N'oublions pas les vétérans
Le drame vécu peut revenir. C'est la raison pour laquelle j'accepte volontiers de raconter mon histoire d'acteur et témoin de cette période aux collégiens, lycéens. Histoire que ma petite fille a voulu retranscrire dans un livre (B.Dargols, un GI français à Omaha Beach Éditions Ouest-France).
Je pense alors à mon professeur d'anglais, M. Soulas, à Turgot, qui m'a fait tant aimer la langue anglaise et a sûrement changé mon destin.

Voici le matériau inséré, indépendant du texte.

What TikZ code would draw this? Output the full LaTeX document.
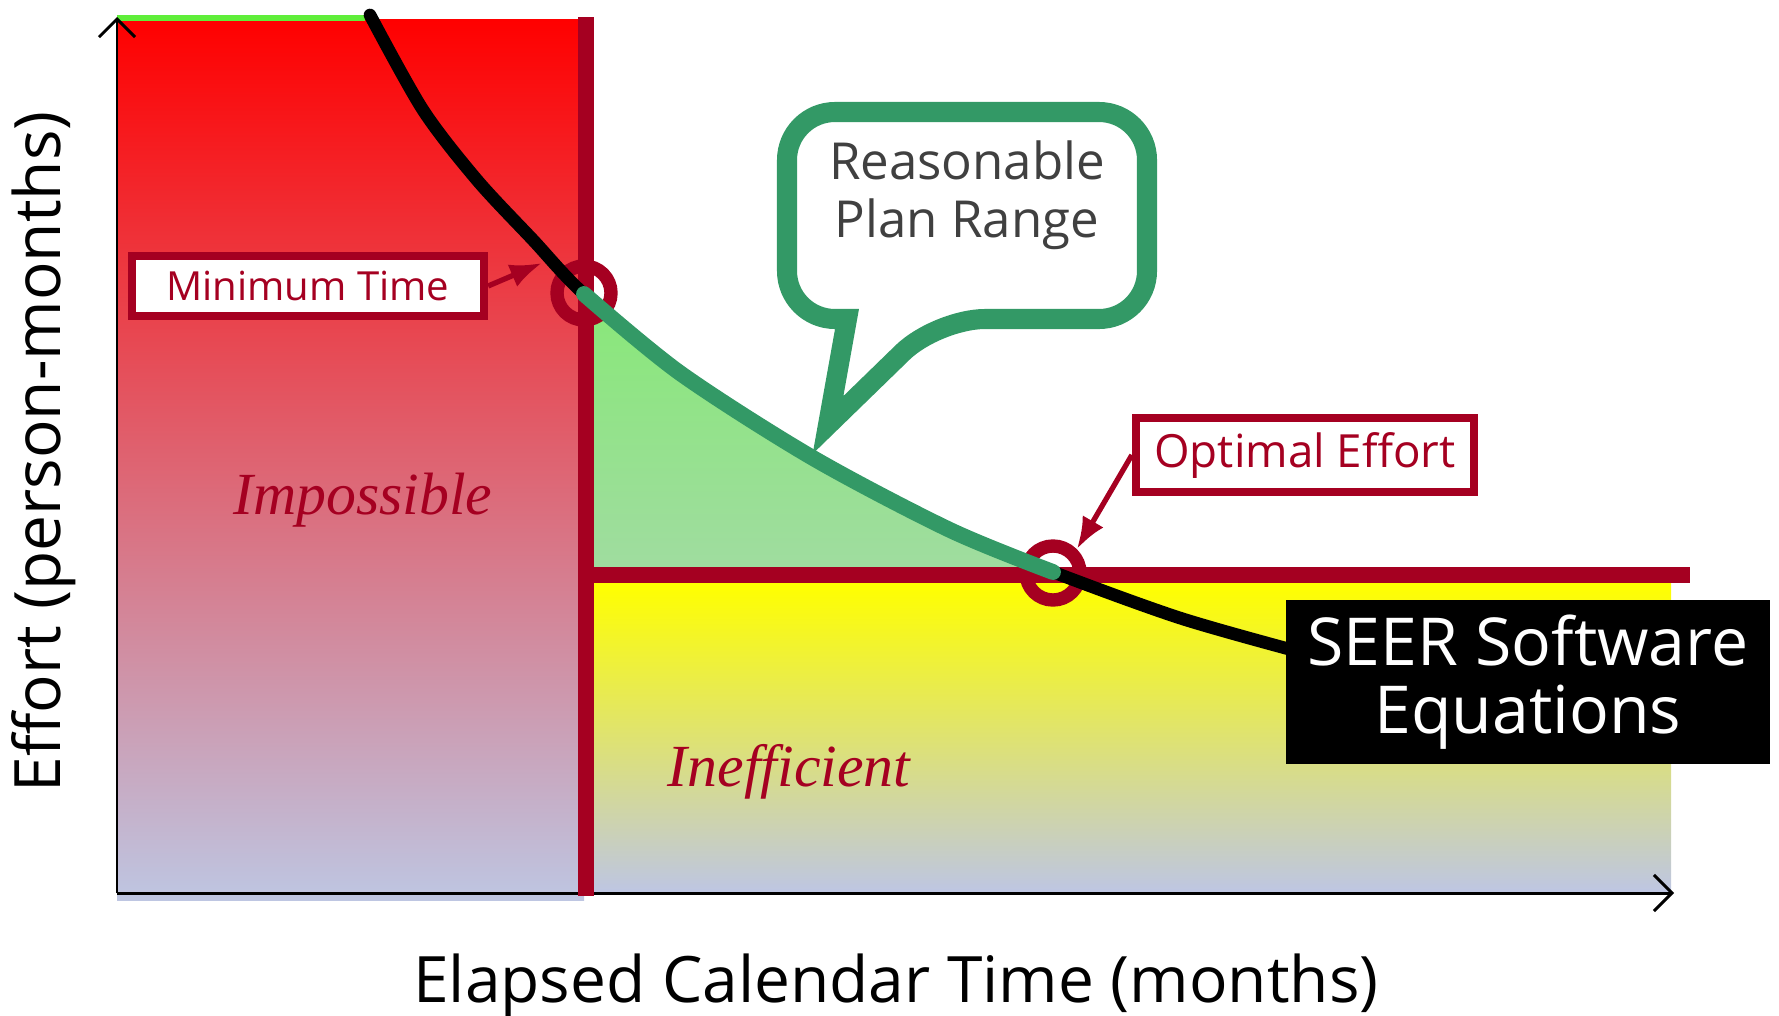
\documentclass[tikz,border=0pt]{standalone}
\usepackage{fontspec}
\setsansfont{Open Sans}
\newfontfamily\zonefont{Liberation Serif}
\usetikzlibrary{arrows.meta}
\definecolor{seermaroon}{HTML}{A50021}
\definecolor{plangreen}{HTML}{339966}
\definecolor{lavend}{HTML}{BEC6E2}
\definecolor{lightgrn}{HTML}{88E878}
\definecolor{palegrn}{HTML}{A0DCA0}
\definecolor{stripgrn}{HTML}{5FEE3A}
\definecolor{calltext}{HTML}{404040}
\tikzset{
  tag/.style={draw=seermaroon, line width=2.3pt, fill=white, text=seermaroon,
    font=\sffamily\fontsize{11.4}{14}\selectfont, inner sep=0pt},
  ring/.style={circle, draw=seermaroon, line width=3.8pt, minimum size=0.54cm, inner sep=0pt},
  pointer/.style={seermaroon, line width=1.5pt, -{Latex[length=0.32cm, width=0.24cm]}},
  limit/.style={seermaroon, line width=4.3pt},
  zone/.style={text=seermaroon, font=\zonefont\itshape\fontsize{17}{20}\selectfont},
  axislabel/.style={font=\sffamily\fontsize{18.2}{21}\selectfont},
  axis/.style={line width=0.85pt, -{Straight Barb[length=1.8mm]}}
}
\def\plancurve{(584,294) (680,373) (813,458) (950,530) (1053,572)}
\begin{document}
\begin{tikzpicture}[x=0.01cm, y=-0.01cm]
  \useasboundingbox (0,0) rectangle (1779,1015);
  % regions
  \shade[top color=red, bottom color=lavend] (117,19) rectangle (584,900);
  \fill[stripgrn] (117,15) rectangle (365,21);
  \shade[top color=yellow, bottom color=lavend] (592,583) rectangle (1671,891);
  \shade[top color=lightgrn, bottom color=palegrn] plot[smooth] coordinates {\plancurve} -- (592,568) -- (592,293) -- cycle;
  % axes
  \coordinate (origin) at (117,893);
  \coordinate (ytop) at (117,17);
  \coordinate (xend) at (1674,893);
  \draw[axis] (origin) -- (ytop);
  \draw[axis] (origin) -- (xend);
  % limits
  \coordinate (vtop) at (586,17);
  \coordinate (vbot) at (586,896);
  \coordinate (hleft) at (586,575);
  \coordinate (hright) at (1690,575);
  \draw[limit] (vtop) -- (vbot);
  \draw[limit] (hleft) -- (hright);
  \node[ring] (minring) at (584,293) {};
  \node[ring] (optring) at (1053,573) {};
  % curves
  \draw[line width=3.6pt, line cap=round] plot[smooth] coordinates {(370,15) (423,110) (477,180) (533,240) (584,294) (680,373) (813,458) (950,530) (1053,572) (1180,618) (1300,652)};
  \draw[plangreen, line width=4.5pt, line cap=round] plot[smooth] coordinates {\plancurve};
  % callout
  \draw[plangreen, line width=5.7pt, fill=white] (967,112) [rounded corners=0.48cm] -- (1147,112) -- (1147,319) -- (937,319) [sharp corners] -- (828,425) -- (847,319) [rounded corners=0.48cm] -- (787,319) -- (787,112) -- cycle;
  \node[text=calltext, align=center, font=\sffamily\fontsize{14.5}{16.5}\selectfont] (plan) at (967,195) {Reasonable\\Plan Range};
  % labels
  \node[tag, minimum width=3.52cm, minimum height=0.6cm] (mintime) at (308,286) {Minimum Time};
  \node[tag, minimum width=3.38cm, minimum height=0.74cm, font=\sffamily\fontsize{13}{15}\selectfont] (optimal) at (1305,455) {Optimal Effort};
  \coordinate (minpoint) at (542,263);
  \draw[pointer] (mintime.east) -- (minpoint);
  \draw[pointer] (optimal.west) -- (optring.45);
  \node[fill=black, text=white, align=center, minimum width=4.84cm, minimum height=1.63cm,
    font=\sffamily\fontsize{18.8}{19.5}\selectfont] (seer) at (1528,682) {SEER Software\\Equations};
  \node[zone] (impossible) at (363,500) {Impossible};
  \node[zone] (inefficient) at (789,772) {Inefficient};
  \node[axislabel, rotate=90] (effort) at (44,452) {Effort (person-months)};
  \node[axislabel] (elapsed) at (896,986) {Elapsed Calendar Time (months)};
\end{tikzpicture}
\end{document}
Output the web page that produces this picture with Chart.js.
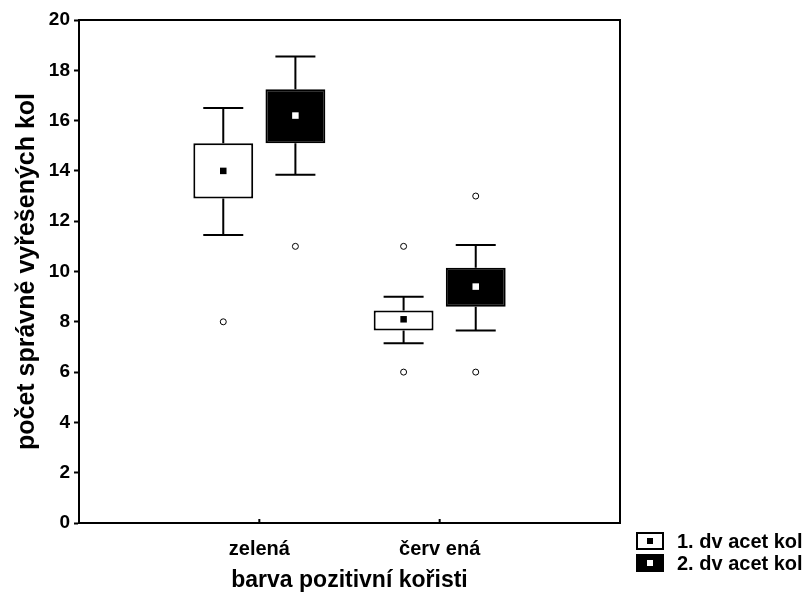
<!DOCTYPE html>
<html>
<head>
<meta charset="utf-8">
<script src="https://cdn.jsdelivr.net/npm/chart.js@4.4.1/dist/chart.umd.min.js"></script>
<style>
  html, body { margin: 0; background: #fff; }
  #wrap { width: 806px; height: 594px; }
</style>
</head>
<body>
<div id="wrap"><canvas id="c"></canvas></div>
<script>
// categories and their positions on the x axis
const categories = ['zelená', 'červ ená'];
const catPos = [1, 2];
const seriesNames = ['1. dv acet kol', '2. dv acet kol'];
const yTicks = [0, 2, 4, 6, 8, 10, 12, 14, 16, 18, 20];

// series 1 (1. dvacet kol), per category
const whiskerLow1 = [11.45, 7.15];
const boxLow1 = [12.9, 7.65];
const median1 = [14.0, 8.1];
const boxHigh1 = [15.1, 8.45];
const whiskerHigh1 = [16.5, 9.0];
const outliers1 = [[8], [11, 6]];

// series 2 (2. dvacet kol), per category
const whiskerLow2 = [13.85, 7.65];
const boxLow2 = [15.1, 8.6];
const median2 = [16.2, 9.4];
const boxHigh2 = [17.25, 10.15];
const whiskerHigh2 = [18.55, 11.05];
const outliers2 = [[11], [13, 6]];

const groupOffset = 0.2;   // half distance between the two boxes, in category units
const capHalf = 20;        // whisker cap half width, px
const FONT = "'Liberation Sans', Arial, sans-serif";

const series = [
  { lo: whiskerLow1, q1: boxLow1, med: median1, q3: boxHigh1, hi: whiskerHigh1, out: outliers1, dx: -groupOffset, fill: '#fff', mark: '#000' },
  { lo: whiskerLow2, q1: boxLow2, med: median2, q3: boxHigh2, hi: whiskerHigh2, out: outliers2, dx: groupOffset, fill: '#000', mark: '#fff' }
];

const datasets = [];
series.forEach((s, i) => {
  datasets.push({
    type: 'scatter',
    label: 'median ' + (i + 1),
    data: catPos.map((p, k) => ({ x: p + s.dx, y: s.med[k] })),
    pointStyle: 'rect',
    pointRadius: 4.6,
    pointBorderWidth: 0,
    pointBackgroundColor: s.mark,
    order: 0
  });
  const outs = [];
  catPos.forEach((p, k) => s.out[k].forEach(v => outs.push({ x: p + s.dx, y: v })));
  datasets.push({
    type: 'scatter',
    label: 'outliers ' + (i + 1),
    data: outs,
    pointStyle: 'circle',
    pointRadius: 3,
    pointBorderWidth: 1,
    pointBorderColor: '#000',
    pointBackgroundColor: '#fff',
    order: 0
  });
});
series.forEach((s, i) => {
  datasets.push({
    type: 'bar',
    label: seriesNames[i],
    data: catPos.map((p, k) => ({ x: p, y: [s.q1[k], s.q3[k]] })),
    backgroundColor: s.fill,
    borderColor: '#000',
    borderWidth: 2,
    borderSkipped: false,
    categoryPercentage: 0.8,
    barPercentage: 0.83,
    grouped: true,
    order: 1
  });
});

const boxPlot = {
  id: 'boxPlot',
  beforeDatasetsDraw(chart) {
    const { ctx, scales: { x, y } } = chart;
    ctx.save();
    ctx.strokeStyle = '#000';
    ctx.lineWidth = 2;
    series.forEach(s => {
      catPos.forEach((p, k) => {
        const px = x.getPixelForValue(p + s.dx);
        ctx.beginPath();
        ctx.moveTo(px, y.getPixelForValue(s.q3[k]));
        ctx.lineTo(px, y.getPixelForValue(s.hi[k]));
        ctx.moveTo(px - capHalf, y.getPixelForValue(s.hi[k]));
        ctx.lineTo(px + capHalf, y.getPixelForValue(s.hi[k]));
        ctx.moveTo(px, y.getPixelForValue(s.q1[k]));
        ctx.lineTo(px, y.getPixelForValue(s.lo[k]));
        ctx.moveTo(px - capHalf, y.getPixelForValue(s.lo[k]));
        ctx.lineTo(px + capHalf, y.getPixelForValue(s.lo[k]));
        ctx.stroke();
      });
    });
    ctx.restore();
  },
  afterDraw(chart) {
    const { ctx, chartArea: a, scales: { x } } = chart;
    ctx.save();
    ctx.strokeStyle = '#000';
    ctx.lineWidth = 2;
    ctx.strokeRect(a.left, a.top, a.right - a.left, a.bottom - a.top);
    // inward x ticks
    ctx.beginPath();
    catPos.forEach(p => {
      const px = x.getPixelForValue(p);
      ctx.moveTo(px, a.bottom);
      ctx.lineTo(px, a.bottom - 4);
    });
    ctx.stroke();
    // legend
    ctx.font = 'bold 20px ' + FONT;
    ctx.textBaseline = 'middle';
    ctx.textAlign = 'left';
    series.forEach((s, i) => {
      const cy = 541 + i * 22;
      ctx.fillStyle = s.fill;
      ctx.fillRect(637, cy - 8, 26, 16);
      ctx.strokeStyle = '#000';
      ctx.lineWidth = 2;
      ctx.strokeRect(637, cy - 8, 26, 16);
      ctx.fillStyle = s.mark;
      ctx.fillRect(647, cy - 3, 6, 6);
      ctx.fillStyle = '#000';
      ctx.fillText(seriesNames[i], 677, cy + 1);
    });
    ctx.restore();
  }
};

new Chart(document.getElementById('c'), {
  type: 'bar',
  data: { datasets },
  options: {
    responsive: true,
    maintainAspectRatio: false,
    animation: false,
    layout: { padding: { left: 0, top: 20, right: 186, bottom: 0 } },
    plugins: { legend: { display: false }, tooltip: { enabled: false } },
    scales: {
      x: {
        type: 'linear',
        min: 0,
        max: 3,
        offset: false,
        grid: { display: true, drawOnChartArea: false, drawTicks: false, offset: false },
        border: { display: true, color: '#000', width: 2 },
        ticks: {
          stepSize: 1,
          autoSkip: false,
          padding: 14,
          color: '#000',
          font: { family: FONT, size: 20, weight: 'bold' },
          callback: v => { const k = catPos.indexOf(v); return k >= 0 ? categories[k] : ''; }
        },
        title: {
          display: true,
          text: 'barva pozitivní kořisti',
          color: '#000',
          font: { family: FONT, size: 23, weight: 'bold' },
          padding: { top: 0, bottom: 0 }
        },
        afterFit: s => { s.height = 71; }
      },
      y: {
        min: 0,
        max: 20,
        afterBuildTicks: s => { s.ticks = yTicks.map(v => ({ value: v })); },
        grid: { display: true, drawOnChartArea: false, drawTicks: true, tickLength: 5, tickWidth: 2, tickColor: '#000' },
        border: { display: true, color: '#000', width: 2 },
        ticks: {
          padding: 4,
          color: '#000',
          font: { family: FONT, size: 19, weight: 'bold' }
        },
        title: {
          display: true,
          text: 'počet správně vyřešených kol',
          color: '#000',
          font: { family: FONT, size: 25, weight: 'bold' },
          padding: { top: 12, bottom: 0 }
        },
        afterFit: s => { s.width = 79; }
      }
    }
  },
  plugins: [boxPlot]
});
</script>
</body>
</html>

Au Mémorial de Caen le 6 juin 2012 où j'ai été invité, le président François Hollande a fait part de son idée de faire du 6 juin une journée commémorative internationale du Débarquement. L'objectif est de rendre hommage non seulement aux troupes américaines, mais aussi anglaises, canadiennes, polonaises et aux résistants des Forces françaises libres.
Je trouve son idée excellente. Oui, ne les oublions pas. Et n’oublions pas non plus que lorsque dans un futur le plus lointain possible je l'espère, nous, les vétérans ne serons plus de ce monde, il y aura des extrémistes, des négationnistes qui prétendront que le débarquement de juin 1944 n'a jamais existé.
Je veux rappeler que non, ce n’était pas du cinéma.
Témoignage initialement mis en ligne en juin 2012.